Stored items from a collection:
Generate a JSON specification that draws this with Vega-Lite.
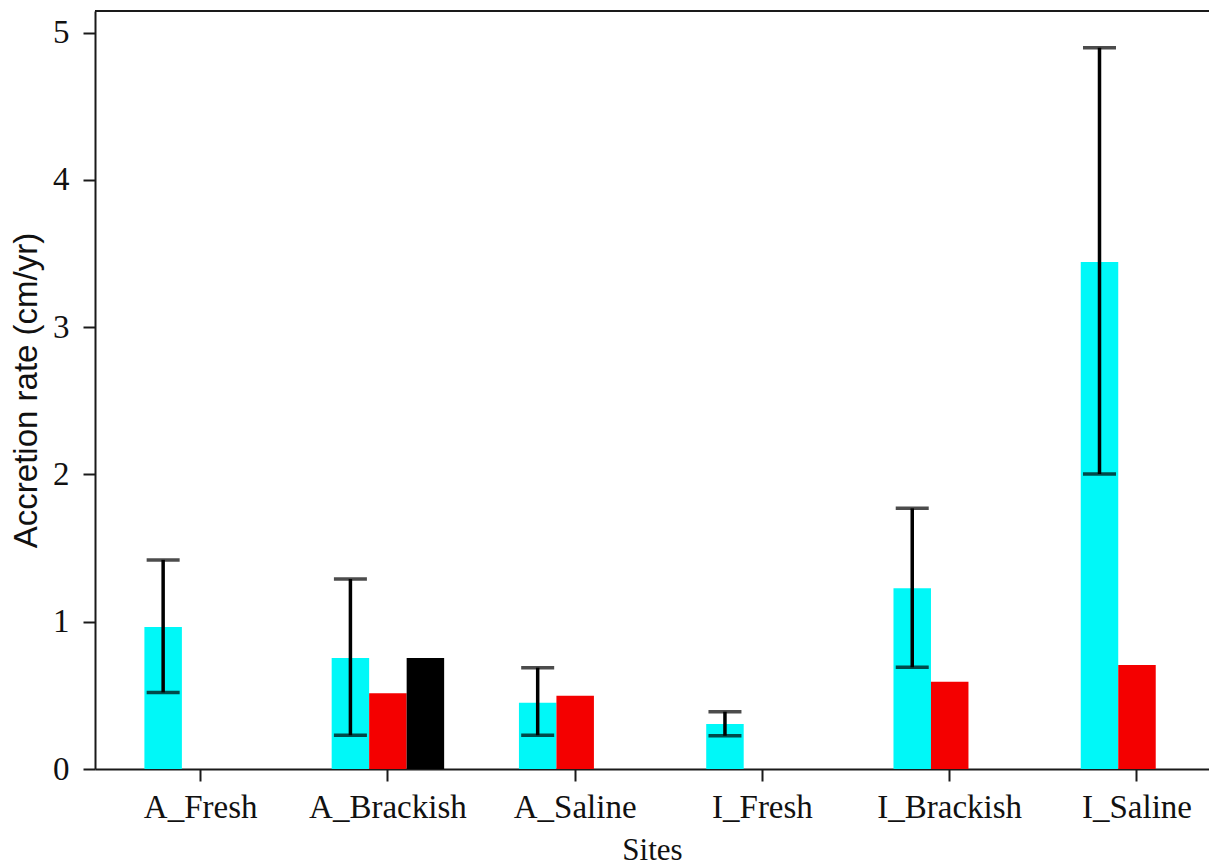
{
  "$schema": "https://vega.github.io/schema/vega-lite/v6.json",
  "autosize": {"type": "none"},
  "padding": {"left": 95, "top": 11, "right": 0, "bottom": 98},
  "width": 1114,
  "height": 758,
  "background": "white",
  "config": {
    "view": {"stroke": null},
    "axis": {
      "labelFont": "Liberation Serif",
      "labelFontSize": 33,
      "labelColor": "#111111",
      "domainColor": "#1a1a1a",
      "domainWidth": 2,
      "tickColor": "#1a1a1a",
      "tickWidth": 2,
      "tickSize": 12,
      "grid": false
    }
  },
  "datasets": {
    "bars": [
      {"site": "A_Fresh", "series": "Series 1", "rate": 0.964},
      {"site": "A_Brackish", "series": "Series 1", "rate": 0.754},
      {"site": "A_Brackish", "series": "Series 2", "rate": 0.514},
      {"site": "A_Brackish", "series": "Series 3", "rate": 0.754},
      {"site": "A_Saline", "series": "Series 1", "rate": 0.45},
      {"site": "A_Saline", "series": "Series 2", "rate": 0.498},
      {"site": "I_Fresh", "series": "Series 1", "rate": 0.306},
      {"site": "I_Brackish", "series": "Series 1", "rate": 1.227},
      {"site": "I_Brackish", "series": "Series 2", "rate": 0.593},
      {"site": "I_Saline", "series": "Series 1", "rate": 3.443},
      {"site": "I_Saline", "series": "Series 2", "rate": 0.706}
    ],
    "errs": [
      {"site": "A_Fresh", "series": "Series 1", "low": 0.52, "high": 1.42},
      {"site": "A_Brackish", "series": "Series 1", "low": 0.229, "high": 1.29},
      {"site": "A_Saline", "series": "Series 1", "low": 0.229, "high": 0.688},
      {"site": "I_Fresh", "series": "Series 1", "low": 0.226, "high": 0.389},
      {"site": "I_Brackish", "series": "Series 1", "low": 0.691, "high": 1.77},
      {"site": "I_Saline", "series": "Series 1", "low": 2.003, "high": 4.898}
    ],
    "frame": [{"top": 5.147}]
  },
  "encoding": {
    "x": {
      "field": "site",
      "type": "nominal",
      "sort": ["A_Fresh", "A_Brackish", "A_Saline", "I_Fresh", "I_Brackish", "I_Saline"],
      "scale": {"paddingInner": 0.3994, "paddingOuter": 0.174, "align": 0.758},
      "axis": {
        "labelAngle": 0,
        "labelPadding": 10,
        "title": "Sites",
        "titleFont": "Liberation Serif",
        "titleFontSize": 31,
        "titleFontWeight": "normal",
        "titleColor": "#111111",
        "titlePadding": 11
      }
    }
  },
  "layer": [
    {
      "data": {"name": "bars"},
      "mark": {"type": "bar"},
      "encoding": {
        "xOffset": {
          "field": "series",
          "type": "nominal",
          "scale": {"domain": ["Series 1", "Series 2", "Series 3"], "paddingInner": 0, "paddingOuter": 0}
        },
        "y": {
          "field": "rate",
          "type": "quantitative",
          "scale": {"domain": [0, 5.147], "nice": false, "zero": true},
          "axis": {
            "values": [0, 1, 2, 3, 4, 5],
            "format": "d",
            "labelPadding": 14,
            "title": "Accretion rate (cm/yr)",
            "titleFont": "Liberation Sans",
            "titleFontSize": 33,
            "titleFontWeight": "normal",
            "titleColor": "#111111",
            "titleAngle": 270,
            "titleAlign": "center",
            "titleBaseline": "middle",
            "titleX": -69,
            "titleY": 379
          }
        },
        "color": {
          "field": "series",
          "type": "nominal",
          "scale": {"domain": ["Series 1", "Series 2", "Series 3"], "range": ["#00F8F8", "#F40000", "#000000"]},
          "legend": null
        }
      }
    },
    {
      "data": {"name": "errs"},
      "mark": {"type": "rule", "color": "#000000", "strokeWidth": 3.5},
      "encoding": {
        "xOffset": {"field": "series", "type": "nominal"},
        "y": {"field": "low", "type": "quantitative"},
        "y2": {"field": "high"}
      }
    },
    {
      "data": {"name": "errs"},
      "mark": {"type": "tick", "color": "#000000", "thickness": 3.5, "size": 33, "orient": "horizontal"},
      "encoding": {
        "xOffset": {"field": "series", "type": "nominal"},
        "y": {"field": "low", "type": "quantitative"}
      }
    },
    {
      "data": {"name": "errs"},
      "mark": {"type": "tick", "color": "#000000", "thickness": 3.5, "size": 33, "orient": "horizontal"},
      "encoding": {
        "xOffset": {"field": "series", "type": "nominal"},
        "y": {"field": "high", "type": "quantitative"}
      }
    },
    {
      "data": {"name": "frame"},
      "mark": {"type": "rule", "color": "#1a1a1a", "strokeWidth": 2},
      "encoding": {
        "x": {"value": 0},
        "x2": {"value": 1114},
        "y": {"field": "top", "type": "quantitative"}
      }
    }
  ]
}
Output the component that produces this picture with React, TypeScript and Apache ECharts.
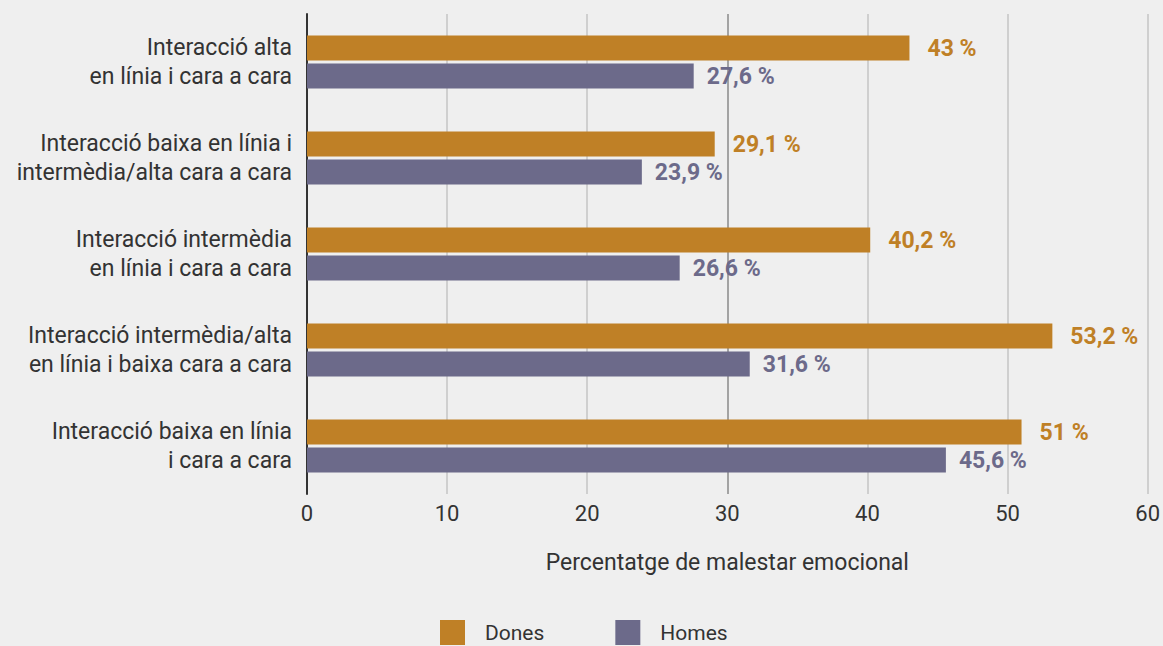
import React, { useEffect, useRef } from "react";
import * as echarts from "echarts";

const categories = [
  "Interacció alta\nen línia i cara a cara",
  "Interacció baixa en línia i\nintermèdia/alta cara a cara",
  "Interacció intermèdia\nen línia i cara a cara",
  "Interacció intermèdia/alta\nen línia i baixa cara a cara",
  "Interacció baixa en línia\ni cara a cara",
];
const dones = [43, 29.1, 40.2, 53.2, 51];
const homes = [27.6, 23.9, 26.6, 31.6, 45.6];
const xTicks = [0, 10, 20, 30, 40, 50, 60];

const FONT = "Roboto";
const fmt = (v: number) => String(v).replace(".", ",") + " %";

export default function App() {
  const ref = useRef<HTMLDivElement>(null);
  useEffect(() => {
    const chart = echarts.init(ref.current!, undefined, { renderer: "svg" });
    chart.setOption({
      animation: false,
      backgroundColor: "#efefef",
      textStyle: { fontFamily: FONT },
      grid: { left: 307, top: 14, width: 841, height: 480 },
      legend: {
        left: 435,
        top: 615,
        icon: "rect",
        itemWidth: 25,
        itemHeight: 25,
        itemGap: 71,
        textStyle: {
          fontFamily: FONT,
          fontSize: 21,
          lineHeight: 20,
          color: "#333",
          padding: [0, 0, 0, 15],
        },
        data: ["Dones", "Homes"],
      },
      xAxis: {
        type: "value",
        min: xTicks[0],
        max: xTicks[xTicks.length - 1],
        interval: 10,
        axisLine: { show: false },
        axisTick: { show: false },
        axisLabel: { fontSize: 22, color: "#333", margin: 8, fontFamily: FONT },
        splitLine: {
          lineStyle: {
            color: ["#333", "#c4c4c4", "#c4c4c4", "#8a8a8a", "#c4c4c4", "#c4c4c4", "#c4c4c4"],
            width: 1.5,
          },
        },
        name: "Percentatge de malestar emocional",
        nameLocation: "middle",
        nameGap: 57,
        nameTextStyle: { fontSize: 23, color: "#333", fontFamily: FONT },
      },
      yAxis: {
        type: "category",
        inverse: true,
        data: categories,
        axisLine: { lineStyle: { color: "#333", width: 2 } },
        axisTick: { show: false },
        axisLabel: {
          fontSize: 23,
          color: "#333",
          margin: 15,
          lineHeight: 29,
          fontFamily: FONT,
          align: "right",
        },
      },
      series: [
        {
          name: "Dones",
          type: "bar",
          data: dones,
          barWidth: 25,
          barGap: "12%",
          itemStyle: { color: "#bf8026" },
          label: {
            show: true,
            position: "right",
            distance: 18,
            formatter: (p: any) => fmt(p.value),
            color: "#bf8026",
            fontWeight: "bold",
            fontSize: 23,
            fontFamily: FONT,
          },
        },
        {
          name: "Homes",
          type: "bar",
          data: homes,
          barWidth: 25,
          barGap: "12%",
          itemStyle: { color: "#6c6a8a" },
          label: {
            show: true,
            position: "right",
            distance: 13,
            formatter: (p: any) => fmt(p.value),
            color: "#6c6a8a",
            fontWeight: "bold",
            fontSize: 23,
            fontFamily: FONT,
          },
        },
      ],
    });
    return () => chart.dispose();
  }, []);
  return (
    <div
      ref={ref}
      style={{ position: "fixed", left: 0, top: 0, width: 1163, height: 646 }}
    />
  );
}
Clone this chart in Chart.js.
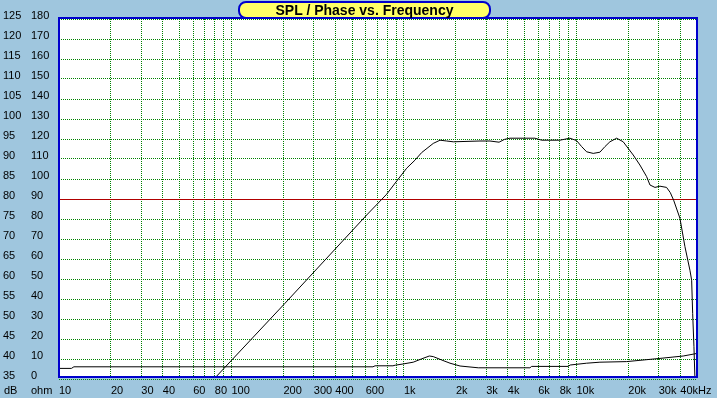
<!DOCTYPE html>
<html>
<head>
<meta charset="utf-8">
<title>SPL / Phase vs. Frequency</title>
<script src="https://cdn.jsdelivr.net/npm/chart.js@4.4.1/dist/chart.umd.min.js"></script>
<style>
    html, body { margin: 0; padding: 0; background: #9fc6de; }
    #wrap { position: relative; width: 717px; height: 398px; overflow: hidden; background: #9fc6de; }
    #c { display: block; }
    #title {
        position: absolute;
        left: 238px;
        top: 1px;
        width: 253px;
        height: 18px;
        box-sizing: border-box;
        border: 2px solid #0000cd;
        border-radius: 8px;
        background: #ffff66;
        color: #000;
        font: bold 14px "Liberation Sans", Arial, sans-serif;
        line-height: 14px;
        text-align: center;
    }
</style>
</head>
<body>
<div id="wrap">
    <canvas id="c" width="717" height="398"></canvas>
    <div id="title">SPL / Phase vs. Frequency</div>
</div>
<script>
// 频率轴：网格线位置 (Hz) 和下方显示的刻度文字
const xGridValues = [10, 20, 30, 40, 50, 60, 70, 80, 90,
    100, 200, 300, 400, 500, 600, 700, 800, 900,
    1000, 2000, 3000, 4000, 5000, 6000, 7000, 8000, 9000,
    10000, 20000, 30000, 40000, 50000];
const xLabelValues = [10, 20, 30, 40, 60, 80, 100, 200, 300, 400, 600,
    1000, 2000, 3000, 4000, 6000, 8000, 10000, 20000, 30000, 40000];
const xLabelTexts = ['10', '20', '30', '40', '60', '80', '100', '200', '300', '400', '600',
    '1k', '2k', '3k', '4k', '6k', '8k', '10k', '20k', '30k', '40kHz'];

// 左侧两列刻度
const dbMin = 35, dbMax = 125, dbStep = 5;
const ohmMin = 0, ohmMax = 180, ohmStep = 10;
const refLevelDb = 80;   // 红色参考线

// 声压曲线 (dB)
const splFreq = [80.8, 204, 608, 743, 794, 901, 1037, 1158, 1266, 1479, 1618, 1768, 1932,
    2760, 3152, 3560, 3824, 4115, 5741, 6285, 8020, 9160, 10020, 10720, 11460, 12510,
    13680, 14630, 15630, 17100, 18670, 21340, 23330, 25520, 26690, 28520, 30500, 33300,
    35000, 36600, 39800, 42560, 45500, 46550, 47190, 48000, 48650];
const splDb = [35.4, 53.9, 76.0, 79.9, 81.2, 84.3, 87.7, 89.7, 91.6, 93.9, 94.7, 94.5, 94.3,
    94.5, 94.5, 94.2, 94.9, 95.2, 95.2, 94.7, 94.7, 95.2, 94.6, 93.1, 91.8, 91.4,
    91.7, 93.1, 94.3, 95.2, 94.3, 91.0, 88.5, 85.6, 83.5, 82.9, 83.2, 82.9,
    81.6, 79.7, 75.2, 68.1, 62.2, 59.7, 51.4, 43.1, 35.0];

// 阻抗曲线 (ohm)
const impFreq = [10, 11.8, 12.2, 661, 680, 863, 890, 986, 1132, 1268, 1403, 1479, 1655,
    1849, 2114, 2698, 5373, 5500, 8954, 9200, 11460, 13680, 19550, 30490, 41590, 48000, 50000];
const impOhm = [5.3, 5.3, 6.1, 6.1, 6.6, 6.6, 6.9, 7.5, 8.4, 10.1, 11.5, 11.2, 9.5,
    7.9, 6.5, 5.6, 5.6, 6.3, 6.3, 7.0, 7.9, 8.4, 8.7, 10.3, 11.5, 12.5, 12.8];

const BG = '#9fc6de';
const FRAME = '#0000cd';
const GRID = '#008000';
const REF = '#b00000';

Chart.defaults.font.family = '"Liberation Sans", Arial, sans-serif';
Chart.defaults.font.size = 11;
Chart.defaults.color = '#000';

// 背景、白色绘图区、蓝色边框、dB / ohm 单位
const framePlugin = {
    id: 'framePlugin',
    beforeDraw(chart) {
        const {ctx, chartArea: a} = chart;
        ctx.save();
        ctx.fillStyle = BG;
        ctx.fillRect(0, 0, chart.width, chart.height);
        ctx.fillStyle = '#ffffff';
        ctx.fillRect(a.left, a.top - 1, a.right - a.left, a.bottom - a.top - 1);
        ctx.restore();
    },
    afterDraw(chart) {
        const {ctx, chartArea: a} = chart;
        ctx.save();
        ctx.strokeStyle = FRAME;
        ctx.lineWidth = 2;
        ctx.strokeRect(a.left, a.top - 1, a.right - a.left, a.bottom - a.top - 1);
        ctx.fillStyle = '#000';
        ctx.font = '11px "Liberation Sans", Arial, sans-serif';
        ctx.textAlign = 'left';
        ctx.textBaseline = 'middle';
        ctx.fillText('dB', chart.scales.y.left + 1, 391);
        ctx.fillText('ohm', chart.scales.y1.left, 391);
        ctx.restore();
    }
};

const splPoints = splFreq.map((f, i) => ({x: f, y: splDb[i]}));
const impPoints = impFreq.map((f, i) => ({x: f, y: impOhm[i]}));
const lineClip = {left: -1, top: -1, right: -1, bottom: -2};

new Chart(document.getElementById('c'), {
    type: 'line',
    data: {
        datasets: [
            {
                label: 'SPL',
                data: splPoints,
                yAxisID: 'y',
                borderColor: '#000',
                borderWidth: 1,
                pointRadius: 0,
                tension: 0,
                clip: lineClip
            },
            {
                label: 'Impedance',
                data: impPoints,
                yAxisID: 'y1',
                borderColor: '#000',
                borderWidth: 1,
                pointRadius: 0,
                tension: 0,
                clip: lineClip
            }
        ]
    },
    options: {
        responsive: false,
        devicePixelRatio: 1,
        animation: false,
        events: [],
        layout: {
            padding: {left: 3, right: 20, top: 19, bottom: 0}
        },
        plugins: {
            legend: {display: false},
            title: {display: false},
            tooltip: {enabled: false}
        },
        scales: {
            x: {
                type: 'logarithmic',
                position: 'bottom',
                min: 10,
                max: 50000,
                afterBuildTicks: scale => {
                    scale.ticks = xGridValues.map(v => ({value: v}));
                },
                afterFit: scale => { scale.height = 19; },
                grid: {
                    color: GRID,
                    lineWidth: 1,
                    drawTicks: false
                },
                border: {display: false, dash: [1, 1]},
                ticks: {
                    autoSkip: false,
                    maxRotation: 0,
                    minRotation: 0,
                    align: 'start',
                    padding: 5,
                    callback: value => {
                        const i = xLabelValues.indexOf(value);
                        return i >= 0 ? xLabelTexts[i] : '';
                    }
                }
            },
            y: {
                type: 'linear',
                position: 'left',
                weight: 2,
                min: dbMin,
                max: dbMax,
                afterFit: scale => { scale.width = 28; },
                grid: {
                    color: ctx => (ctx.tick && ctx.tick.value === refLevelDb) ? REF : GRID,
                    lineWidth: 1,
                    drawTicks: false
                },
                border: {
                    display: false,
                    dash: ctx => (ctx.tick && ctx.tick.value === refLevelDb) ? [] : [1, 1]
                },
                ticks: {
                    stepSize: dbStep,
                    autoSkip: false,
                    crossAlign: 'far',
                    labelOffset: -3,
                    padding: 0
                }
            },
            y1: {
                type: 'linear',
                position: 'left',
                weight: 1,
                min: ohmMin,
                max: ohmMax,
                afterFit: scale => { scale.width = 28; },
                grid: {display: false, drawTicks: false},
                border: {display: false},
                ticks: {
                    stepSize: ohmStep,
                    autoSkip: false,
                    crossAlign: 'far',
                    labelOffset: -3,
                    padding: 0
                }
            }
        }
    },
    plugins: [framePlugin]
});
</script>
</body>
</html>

» WRITTEN INSTRUCTION: Copy out each line of the data containing the string "with".

» EXERCISE RESULT:
Generate a JSON specification that draws this with Vega-Lite.
Output the component that produces this picture with React, TypeScript and Apache ECharts.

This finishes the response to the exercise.